Choosing the Right Tool for the Job
Deciding between REST and GraphQL involves weighing the operational simplicity of REST against the powerful data-fetching capabilities of GraphQL. REST remains an excellent choice for simple APIs, public-facing services with many consumers, and applications that rely heavily on traditional HTTP infrastructure. Its standardized approach makes it highly predictable and easy to implement for small to medium-sized projects.
GraphQL shines in complex applications with many interlinked entities and diverse client requirements, such as mobile apps and dashboard-heavy websites. The ability to request only what is needed reduces over-fetching and allows frontend teams to iterate quickly without backend changes. However, this flexibility comes with a higher cost of entry in terms of tooling and operational knowledge.

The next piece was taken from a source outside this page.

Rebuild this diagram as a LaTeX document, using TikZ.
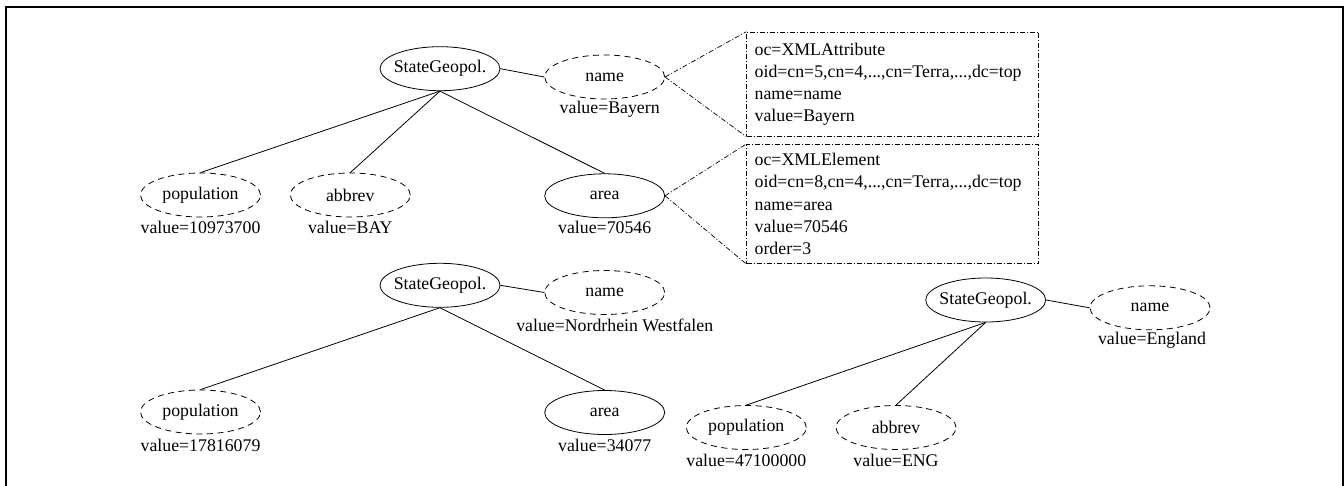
\documentclass[tikz,border=0pt]{standalone}
\usepackage{fontspec}
\setmainfont{Liberation Serif}
\usetikzlibrary{shapes.geometric}
\begin{document}
\begin{tikzpicture}[x=1pt, y=-1pt,
  every node/.style={font=\fontsize{17.8}{22.3}\selectfont},
  obj/.style={ellipse, draw, line width=0.8pt, minimum width=120pt, minimum height=44pt, inner sep=0pt},
  sgbox/.style={obj, inner xsep=-7pt},
  attr/.style={obj, dash pattern=on 6pt off 4.5pt},
  val/.style={anchor=base, inner sep=0pt},
  edge/.style={line width=0.8pt},
  zoomline/.style={line width=0.7pt, dash pattern=on 5pt off 2pt on 1pt off 2pt},
  infobox/.style={draw, zoomline, anchor=north west, align=left, text width=276pt,
    inner xsep=8pt, inner ysep=0pt, minimum width=292pt}
]
\useasboundingbox (0,0) rectangle (1344,485);
\clip (0,0) rectangle (1344,485);

% outer frame, open at the bottom
\draw[line width=2pt] (6,500) -- (6,6.7) -- (1342.7,6.7) -- (1342.7,500);

% ---- Bayern ----
\node[sgbox] (sg1) at (440,68.7) {StateGeopol.};
\node[attr] (name1) at (604.7,77) {name};
\node[attr] (pop1) at (200.5,195) {population};
\node[attr] (abb1) at (350.3,195) {abbrev};
\node[obj] (area1) at (604.7,195.8) {area};
\node[val] (name1v) at ([xshift=5pt,yshift=-36.5pt]name1.center) {value=Bayern};
\node[val] (pop1v) at ([yshift=-38.5pt]pop1.center) {value=10973700};
\node[val] (abb1v) at ([yshift=-38.5pt]abb1.center) {value=BAY};
\node[val] (area1v) at ([yshift=-38pt]area1.center) {value=70546};
\draw[edge] (sg1.east) -- (name1.west);
\draw[edge] (sg1.south) -- (pop1.north);
\draw[edge] (sg1.south) -- (abb1.north);
\draw[edge] (sg1.south) -- (area1.north);

\node[infobox, minimum height=104.3pt] (box1) at (746.3,31.7)
  {oc=XMLAttribute\\oid=cn=5,cn=4,...,cn=Terra,...,dc=top\\name=name\\value=Bayern};
\node[infobox, minimum height=119.3pt] (box2) at (746.3,144)
  {oc=XMLElement\\oid=cn=8,cn=4,...,cn=Terra,...,dc=top\\name=area\\value=70546\\order=3};
\draw[zoomline] (name1.east) -- (box1.north west);
\draw[zoomline] (name1.east) -- (box1.south west);
\draw[zoomline] (area1.east) -- (box2.north west);
\draw[zoomline] (area1.east) -- (box2.south west);

% ---- Nordrhein Westfalen ----
\node[sgbox] (sg2) at (440,285.3) {StateGeopol.};
\node[attr] (name2) at (604.7,292.5) {name};
\node[attr] (pop2) at (200.5,412) {population};
\node[obj] (area2) at (604.7,412.5) {area};
\node[val] (name2v) at ([xshift=10pt,yshift=-38.5pt]name2.center) {value=Nordrhein Westfalen};
\node[val] (pop2v) at ([yshift=-39pt]pop2.center) {value=17816079};
\node[val] (area2v) at ([yshift=-38.5pt]area2.center) {value=34077};
\draw[edge] (sg2.east) -- (name2.west);
\draw[edge] (sg2.south) -- (pop2.north);
\draw[edge] (sg2.south) -- (area2.north);

% ---- England ----
\node[sgbox] (sg3) at (985.7,300) {StateGeopol.};
\node[attr] (name3) at (1150,307.8) {name};
\node[attr] (pop3) at (746.3,427.5) {population};
\node[attr] (abb3) at (896,427.5) {abbrev};
\node[val] (name3v) at ([xshift=2pt,yshift=-36.5pt]name3.center) {value=England};
\node[val] (pop3v) at ([yshift=-38.5pt]pop3.center) {value=47100000};
\node[val] (abb3v) at ([yshift=-38.5pt]abb3.center) {value=ENG};
\draw[edge] (sg3.east) -- (name3.west);
\draw[edge] (sg3.south) -- (pop3.north);
\draw[edge] (sg3.south) -- (abb3.north);
\end{tikzpicture}
\end{document}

Ultimately, the choice should be driven by the specific needs of the product and the expertise of the engineering team. Many modern architectures actually utilize both paradigms, using REST for file uploads and simple resource management while leveraging GraphQL for the main application data graph. This hybrid approach allows teams to play to the strengths of each paradigm while minimizing their respective downsides.
When implementing either, prioritize observability and performance monitoring. Ensure that you have clear visibility into how your API is being used and where the bottlenecks are occurring. Whether you use URLs or hashes to identify your data, a well-monitored API is the key to providing a seamless experience for your developers and users alike.